How to find all ordered pairs of elements in array of integers whose sum lies in a given range of value

Question

Given an array of integers find the number of all ordered pairs of elements in the array whose sum lies in a given range [a,b]

Here is an O(n^2) solution for the same <

Answer 1

With some constraints on the data we can solve problem in linear time (sorry for Java, I'm not very proficient with Python):

public class Program {
    public static void main(String[] args) {
        test(new int[]{-2, -1, 0, 1, 3, -3}, -1, 2);
        test(new int[]{100,200,300}, 300, 300);
        test(new int[]{100}, 1, 1000);
        test(new int[]{-1, 0, 0, 0, 1, 1, 1000}, -1, 2);
    }

    public static int countPairs(int[] input, int a, int b) {
        int min = Integer.MAX_VALUE;
        int max = Integer.MIN_VALUE;
        for (int el : input) {
            max = Math.max(max, el);
            min = Math.min(min, el);
        }
        int d = max - min + 1; // "Diameter" of the array
        // Build naive hash-map of input: Map all elements to range [0; d]
        int[] lookup = new int[d];
        for (int el : input) {
            lookup[el - min]++;
        }
        // a and b also needs to be adjusted
        int a1 = a - min;
        int b1 = b - min;
        int[] counts = lookup; // Just rename
        // i-th element contain count of lookup elements in range [0; i]
        for (int i = 1; i < counts.length; ++i) {
            counts[i] += counts[i - 1];
        }
        int res = 0;
        for (int el : input) {
            int lo = a1 - el; // el2 >= lo
            int hi = b1 - el; // el2 <= hi
            lo = Math.max(lo, 0);
            hi = Math.min(hi, d - 1);
            if (lo <= hi) {
                res += counts[hi];
                if (lo > 0) {
                    res -= counts[lo - 1];
                }
            }
            // Exclude pair with same element
            if (a <= 2*el && 2*el <= b) {
                --res;
            }
        }
        // Calculated pairs are ordered, divide by 2
        return res / 2;
    }

    public static int naive(int[] ar, int a, int b) {
        int res = 0;
        for (int i = 0; i < ar.length; ++i) {
            for (int j = i + 1; j < ar.length; ++j) {
                int sum = ar[i] + ar[j];
                if (a <= sum && sum <= b) {
                    ++res;
                }
            }
        }
        return res;
    }

    private static void test(int[] input, int a, int b) {
        int naiveSol = naive(input, a, b);
        int optimizedSol = countPairs(input, a, b);
        if (naiveSol != optimizedSol) {
            System.out.println("Problem!!!");
        }
    }
}

For each element of the array we know the range in which second element of the pair can lay. Core of this algorithm is giving the count of elements in range [a; b] in O(1) time.
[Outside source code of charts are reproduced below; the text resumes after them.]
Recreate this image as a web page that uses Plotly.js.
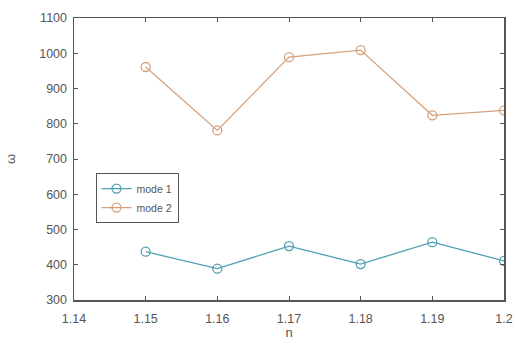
<!DOCTYPE html>
<html><head><meta charset="utf-8">
<script src="https://cdn.plot.ly/plotly-3.0.1.min.js"></script>
<style>html,body{margin:0;padding:0;background:#fff}#chart{width:516px;height:346px}</style>
</head><body><div id="chart"></div>
<script>
const nValues = [1.15, 1.16, 1.17, 1.18, 1.19, 1.2];
const mode1 = [437, 389, 453, 402, 464, 411];
const mode2 = [961, 781, 989, 1009, 824, 838];
const seriesNames = ['mode 1', 'mode 2'];
const xTicks = [1.14, 1.15, 1.16, 1.17, 1.18, 1.19, 1.2];
const xTickText = ['1.14', '1.15', '1.16', '1.17', '1.18', '1.19', '1.2'];
const yTicks = [300, 400, 500, 600, 700, 800, 900, 1000, 1100];

const font = {family: 'Liberation Sans, Arial, sans-serif', size: 12.5, color: '#555'};
const axisCommon = {
  showline: true, mirror: 'ticks', linecolor: '#555', linewidth: 1.5,
  ticks: 'inside', ticklen: 4, tickcolor: '#555', showgrid: false, zeroline: false,
  tickfont: font
};
const traces = [
  {x: nValues, y: mode1, name: seriesNames[0], mode: 'lines+markers', type: 'scatter',
   line: {color: '#4fa0b4', width: 1.3},
   marker: {symbol: 'circle-open', size: 9, color: '#4fa0b4', line: {width: 1.3}}},
  {x: nValues, y: mode2, name: seriesNames[1], mode: 'lines+markers', type: 'scatter',
   line: {color: '#d6a27e', width: 1.3},
   marker: {symbol: 'circle-open', size: 9, color: '#d6a27e', line: {width: 1.3}}}
];
const layout = {
  width: 516, height: 346,
  margin: {l: 74, r: 12, t: 18, b: 46},
  paper_bgcolor: '#fff', plot_bgcolor: '#fff',
  font: font,
  showlegend: true,
  legend: {x: 0.05, y: 0.45, xanchor: 'left', yanchor: 'top', bgcolor: '#fff',
    bordercolor: '#555', borderwidth: 1, font: {family: font.family, size: 10.5, color: '#555'},
    tracegroupgap: 0},
  xaxis: Object.assign({}, axisCommon, {range: [1.14, 1.2], tickvals: xTicks, ticktext: xTickText,
    ticklabelstandoff: 6,
    title: {text: 'n', font: {family: font.family, size: 13, color: '#555'}, standoff: 2}}),
  yaxis: Object.assign({}, axisCommon, {range: [300, 1100], tickvals: yTicks,
    ticklabelstandoff: 3,
    title: {text: 'ω', font: {family: font.family, size: 13, color: '#555'}, standoff: 20}})
};
Plotly.newPlot('chart', traces, layout, {displayModeBar: false, staticPlot: true});
</script></body></html>
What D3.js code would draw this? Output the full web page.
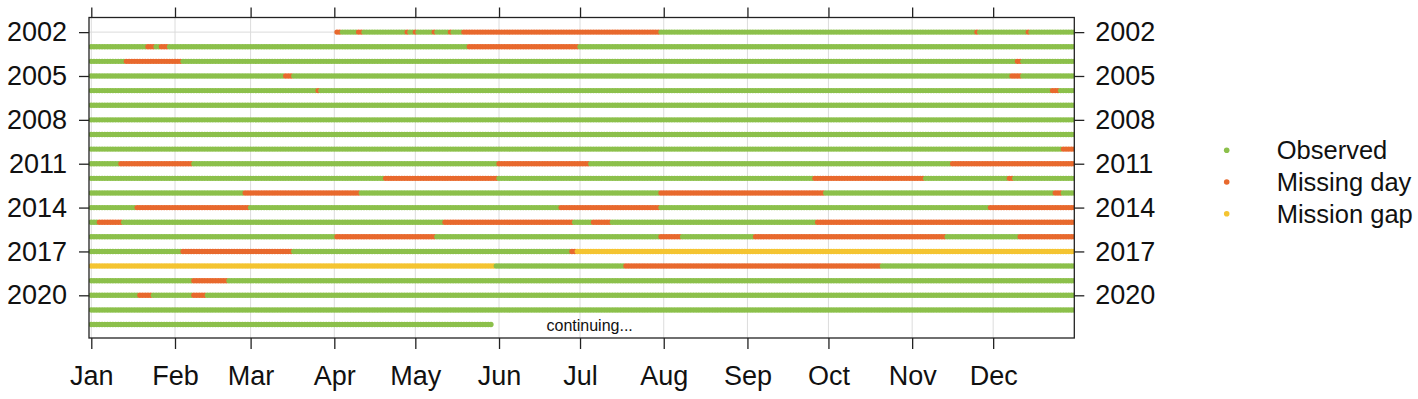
<!DOCTYPE html>
<html>
<head>
<meta charset="utf-8">
<script src="https://cdn.jsdelivr.net/npm/d3@7.9.0/dist/d3.min.js"></script>
<style>
  body { margin: 0; background: #fff; }
  svg { display: block; font-family: "Liberation Sans", Arial, Helvetica, sans-serif; }
  .axis path { display: none; }
  .axis line { stroke: #222; stroke-width: 1.3; }
  .axis text { fill: #111; }
</style>
</head>
<body>
<div id="chart"></div>
<script>
// rows of the chart, one per year
const years = [2002, 2003, 2004, 2005, 2006, 2007, 2008, 2009, 2010, 2011, 2012,
               2013, 2014, 2015, 2016, 2017, 2018, 2019, 2020, 2021, 2022];

// first and last day of year with a record
const coverage = [
  [92, 365], [1, 365], [1, 365], [1, 365], [1, 365], [1, 365], [1, 365],
  [1, 365], [1, 365], [1, 365], [1, 365], [1, 365], [1, 365], [1, 365],
  [1, 365], [1, 365], [1, 365], [1, 365], [1, 365], [1, 365], [1, 149]
];

// day-of-year ranges with missing days
const missingDays = [
  [[92, 93], [100, 101], [118, 118], [121, 121], [128, 128], [134, 134], [139, 211], [329, 329], [348, 348]],
  [[22, 24], [27, 29], [141, 181]],
  [[14, 34], [344, 345]],
  [[73, 75], [342, 345]],
  [[85, 85], [357, 359]],
  [],
  [],
  [],
  [[361, 365]],
  [[12, 38], [152, 185], [320, 365]],
  [[110, 151], [269, 309], [341, 342]],
  [[58, 100], [212, 272], [358, 360]],
  [[18, 59], [175, 211], [334, 365]],
  [[4, 12], [132, 179], [187, 193], [270, 365]],
  [[92, 128], [212, 219], [247, 317], [345, 365]],
  [[35, 75], [179, 180]],
  [[199, 293]],
  [[39, 51]],
  [[19, 23], [39, 43]],
  [],
  []
];

// day-of-year ranges inside the gap between missions
const missionGap = [
  [], [], [], [], [], [], [], [], [], [], [], [], [], [], [],
  [[181, 365]],
  [[1, 150]],
  [], [], [], []
];

const yearTicks = [2002, 2005, 2008, 2011, 2014, 2017, 2020];
const monthLabels = ['Jan', 'Feb', 'Mar', 'Apr', 'May', 'Jun', 'Jul', 'Aug', 'Sep', 'Oct', 'Nov', 'Dec'];
const monthStarts = [1, 32, 60, 91, 121, 152, 182, 213, 244, 274, 305, 335];

const categories = ['Observed', 'Missing day', 'Mission gap'];
const colors = ['#8cc04b', '#e8692d', '#f4c431'];

const width = 1418;
const height = 399;

const plot = { left: 89, right: 1074.3, top: 17.5, bottom: 338 };

const xScale = d3.scaleLinear().domain([0.15, 365.05]).range([plot.left, plot.right]);
const yScale = d3.scaleLinear().domain([2001, 2022.92]).range([plot.top, plot.bottom]);
const color = d3.scaleOrdinal().domain(categories).range(colors);

const inRanges = (day, ranges) => ranges.some(([a, b]) => day >= a && day <= b);

// one point per day, status from the ranges above
const points = years.flatMap((year, i) => {
  const [first, last] = coverage[i];
  const out = [];
  for (let day = first; day <= last; day++) {
    let status = 'Observed';
    if (inRanges(day, missionGap[i])) status = 'Mission gap';
    else if (inRanges(day, missingDays[i])) status = 'Missing day';
    out.push({ year, day, status });
  }
  return out;
});

const svg = d3.select('#chart')
  .append('svg')
  .attr('width', width)
  .attr('height', height);

svg.append('clipPath')
  .attr('id', 'plot-clip')
  .append('rect')
  .attr('x', plot.left).attr('y', plot.top)
  .attr('width', plot.right - plot.left)
  .attr('height', plot.bottom - plot.top);

// gridlines
svg.append('g')
  .selectAll('line')
  .data(monthStarts)
  .join('line')
  .attr('x1', d => xScale(d)).attr('x2', d => xScale(d))
  .attr('y1', plot.top).attr('y2', plot.bottom)
  .attr('stroke', '#dcdcdc')
  .attr('stroke-width', 1);

svg.append('g')
  .selectAll('line')
  .data(yearTicks)
  .join('line')
  .attr('x1', plot.left).attr('x2', plot.right)
  .attr('y1', d => yScale(d)).attr('y2', d => yScale(d))
  .attr('stroke', '#dcdcdc')
  .attr('stroke-width', 1);

// daily dots
svg.append('g')
  .attr('class', 'dots')
  .attr('clip-path', 'url(#plot-clip)')
  .selectAll('circle')
  .data(points)
  .join('circle')
  .attr('cx', d => xScale(d.day))
  .attr('cy', d => yScale(d.year))
  .attr('r', 2.7)
  .attr('fill', d => color(d.status));

svg.append('text')
  .attr('x', 546.5)
  .attr('y', yScale(2022) + 6.5)
  .attr('font-size', 16)
  .attr('fill', '#111')
  .text('continuing...');

// frame
svg.append('rect')
  .attr('x', plot.left).attr('y', plot.top)
  .attr('width', plot.right - plot.left)
  .attr('height', plot.bottom - plot.top)
  .attr('fill', 'none')
  .attr('stroke', '#222')
  .attr('stroke-width', 1.3);

// axes
const monthFormat = d => monthLabels[monthStarts.indexOf(d)];

svg.append('g')
  .attr('class', 'axis')
  .attr('transform', `translate(0, ${plot.bottom})`)
  .call(d3.axisBottom(xScale).tickValues(monthStarts).tickFormat(monthFormat).tickSize(11).tickPadding(17))
  .selectAll('text').attr('font-size', 27);

svg.append('g')
  .attr('class', 'axis')
  .attr('transform', `translate(0, ${plot.top})`)
  .call(d3.axisTop(xScale).tickValues(monthStarts).tickFormat('').tickSize(10));

svg.append('g')
  .attr('class', 'axis')
  .attr('transform', `translate(${plot.left}, 0)`)
  .call(d3.axisLeft(yScale).tickValues(yearTicks).tickFormat(d3.format('d')).tickSize(10).tickPadding(12))
  .selectAll('text').attr('font-size', 27);

svg.append('g')
  .attr('class', 'axis')
  .attr('transform', `translate(${plot.right}, 0)`)
  .call(d3.axisRight(yScale).tickValues(yearTicks).tickFormat(d3.format('d')).tickSize(10).tickPadding(11))
  .selectAll('text').attr('font-size', 27);

// legend
const legend = svg.append('g')
  .selectAll('g')
  .data(categories)
  .join('g')
  .attr('transform', (d, i) => `translate(1226.7, ${150.3 + i * 31.7})`);

legend.append('circle')
  .attr('r', 2.8)
  .attr('fill', d => color(d));

legend.append('text')
  .attr('x', 50)
  .attr('dy', '0.35em')
  .attr('font-size', 25.5)
  .attr('fill', '#111')
  .text(d => d);
</script>
</body>
</html>
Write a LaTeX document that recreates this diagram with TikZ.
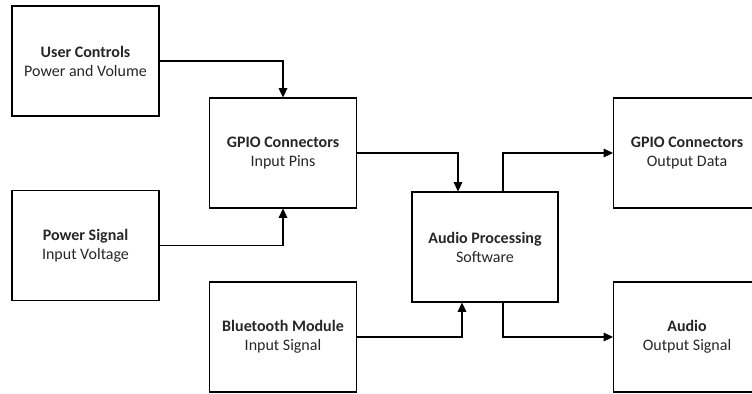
\documentclass[tikz,border=0pt]{standalone}
\usepackage{fontspec}
\setmainfont{Carlito}
\usetikzlibrary{arrows.meta,calc}
\begin{document}
\begin{tikzpicture}[x=0.75pt,y=-0.75pt,
  blk/.style={draw,line width=0.8pt,minimum width=110.25pt,minimum height=82.5pt,
    inner sep=0pt,align=center,text=black!85,font=\fontsize{12}{14.25}\selectfont},
  conn/.style={line width=0.8pt,-{Triangle[length=7pt,width=6.5pt]}}]
\useasboundingbox (0,0) rectangle (752,393);
\node[blk] (uc) at (85.5,61) {\textbf{User Controls}\\Power and Volume};
\node[blk] (gin) at (283,153) {\textbf{GPIO Connectors}\\Input Pins};
\node[blk] (ps) at (85.5,245.5) {\textbf{Power Signal}\\Input Voltage};
\node[blk] (bt) at (283,337) {\textbf{Bluetooth Module}\\Input Signal};
\node[blk,minimum width=109.5pt] (ap) at (485,247) {\textbf{Audio Processing}\\Software};
\node[blk] (gout) at (687,153) {\textbf{GPIO Connectors}\\Output Data};
\node[blk] (au) at (687,337) {\textbf{Audio}\\Output Signal};
\draw[conn] (uc.east) -| (gin.north);
\draw[conn] (ps.east) -| (gin.south);
\draw[conn] (gin.east) -| ($(ap.north)+(-27,0)$);
\draw[conn] ($(ap.north)+(18,0)$) |- (gout.west);
\draw[conn] (bt.east) -| ($(ap.south)+(-23,0)$);
\draw[conn] ($(ap.south)+(18,0)$) |- (au.west);
\end{tikzpicture}
\end{document}
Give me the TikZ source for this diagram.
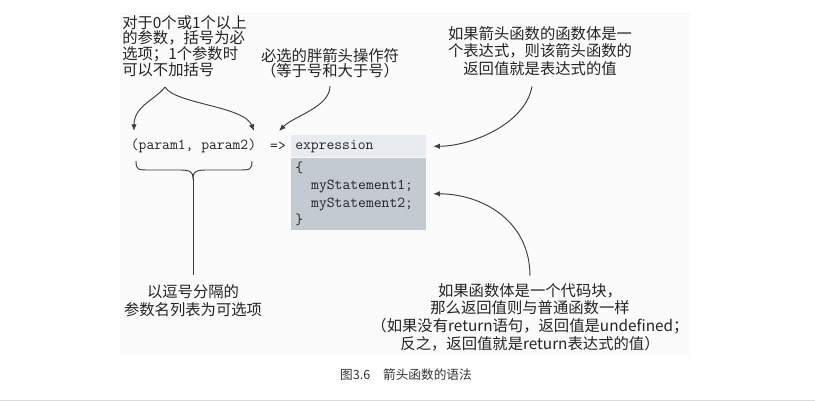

Resulting complexity is O(max(N, D)), where D is difference between max and min elements of the array. If this value is same order as N - complexity is O(N).

Notes:

• No sorting involved!
• Building lookup is required to make algorithm work with negative numbers and make second array as small as possible (positively impacts both memory and time)
• Ugly condition if (a <= 2*el && 2*el <= b) is required because algorithm always counts pairs (a[i],a[i])
• Algorithm requires O(d) additional memory which can be a lot.

Another linear algorithm would be radix sort + linear pair counting.

EDIT. This algorithm can be really good in case if D is considerably smaller than N and you are not allowed to modify the input array. Alternative option for this case would be slightly modified counting sort with allocation of counts array (additional O(D) memory) but without populating sorted elements back to input array. It's possible to adapt pair counting to use counts array instead of full sorted array.